Prompt
Images are not part of the copy; write out the rest of the data exactly as given.

Record excerpts
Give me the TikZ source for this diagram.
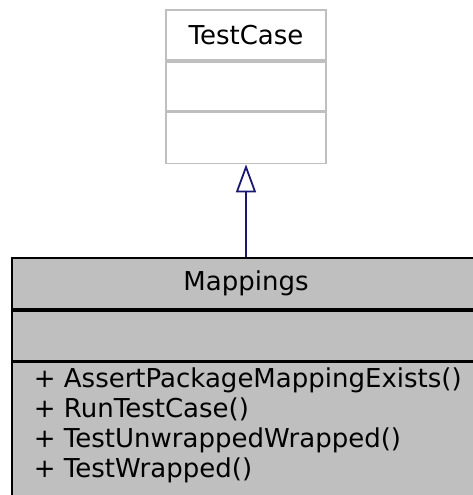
\documentclass[tikz,border=0pt]{standalone}
\usepackage{fontspec}
\setmainfont{DejaVu Sans}
\usetikzlibrary{arrows.meta}
\definecolor{boxgray}{HTML}{BFBFBF}
\definecolor{edgeblue}{HTML}{191970}
\begin{document}
\begin{tikzpicture}[x=1pt,y=1pt,line width=1.8pt,
    font=\fontsize{26}{30}\selectfont,
    base/.style={draw=boxgray,fill=white,inner sep=0pt,minimum width=160pt},
    derived/.style={draw=black,fill=boxgray,inner sep=0pt,minimum width=468pt}]
    \useasboundingbox (0,0) rectangle (472,-495);

    % base class
    \node (tctitle) [base, anchor=north, minimum height=50pt] at (246,-9) {TestCase};
    \node (tcattr) [base, anchor=north, minimum height=49pt] at (tctitle.south) {};
    \node (tcops) [base, anchor=north, minimum height=51pt] at (tcattr.south) {};

    % derived class
    \node (mtitle) [derived, anchor=north, minimum height=51pt] at (246,-257) {Mappings};
    \node (mattr) [derived, anchor=north, minimum height=50pt] at (mtitle.south) {};
    \node (mops) [derived, anchor=north, minimum height=160pt] at (mattr.south) {};
    \node (mopstext) [anchor=north west, inner sep=0pt, align=left] at (33,-367)
        {+ AssertPackageMappingExists()\\+ RunTestCase()\\+ TestUnwrappedWrapped()\\+ TestWrapped()};

    \draw[edgeblue, -{Triangle[open,length=28pt,width=20pt]}] (mtitle.north) -- (tcops.south);
\end{tikzpicture}
\end{document}
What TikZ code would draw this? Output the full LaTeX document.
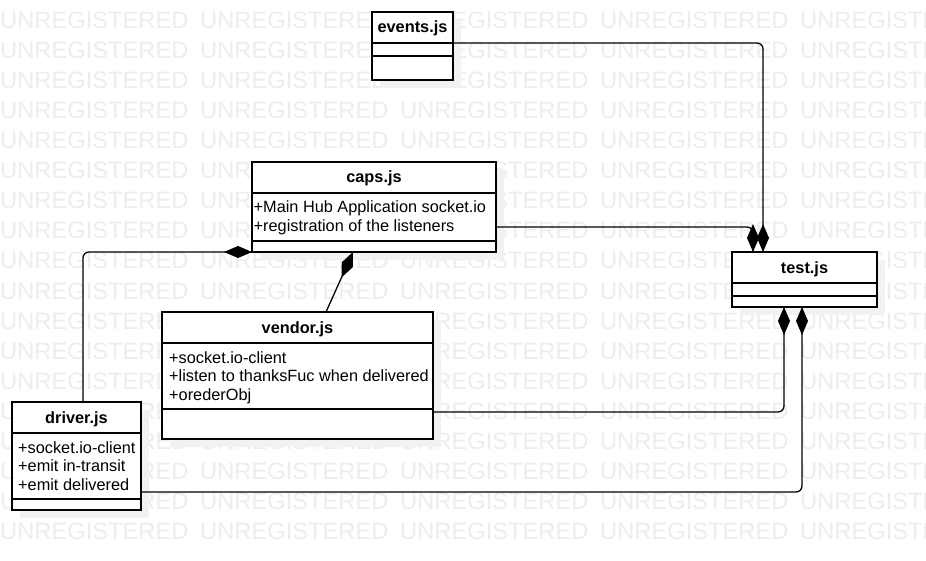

Response to the exercise
Give me the TikZ source for this diagram.
\documentclass[tikz,border=0pt]{standalone}
\usepackage{fontspec}
\setmainfont{DejaVu Sans}
\usetikzlibrary{arrows.meta}
\definecolor{boxgray}{HTML}{BFBFBF}
\definecolor{edgeblue}{HTML}{191970}
\begin{document}
\begin{tikzpicture}[x=1pt,y=1pt,line width=1.8pt,
    font=\fontsize{26}{30}\selectfont,
    base/.style={draw=boxgray,fill=white,inner sep=0pt,minimum width=160pt},
    derived/.style={draw=black,fill=boxgray,inner sep=0pt,minimum width=468pt}]
    \useasboundingbox (0,0) rectangle (472,-495);

    % base class
    \node (tctitle) [base, anchor=north, minimum height=50pt] at (246,-9) {TestCase};
    \node (tcattr) [base, anchor=north, minimum height=49pt] at (tctitle.south) {};
    \node (tcops) [base, anchor=north, minimum height=51pt] at (tcattr.south) {};

    % derived class
    \node (mtitle) [derived, anchor=north, minimum height=51pt] at (246,-257) {Mappings};
    \node (mattr) [derived, anchor=north, minimum height=50pt] at (mtitle.south) {};
    \node (mops) [derived, anchor=north, minimum height=160pt] at (mattr.south) {};
    \node (mopstext) [anchor=north west, inner sep=0pt, align=left] at (33,-367)
        {+ AssertPackageMappingExists()\\+ RunTestCase()\\+ TestUnwrappedWrapped()\\+ TestWrapped()};

    \draw[edgeblue, -{Triangle[open,length=28pt,width=20pt]}] (mtitle.north) -- (tcops.south);
\end{tikzpicture}
\end{document}
What TikZ code would draw this? Output the full LaTeX document.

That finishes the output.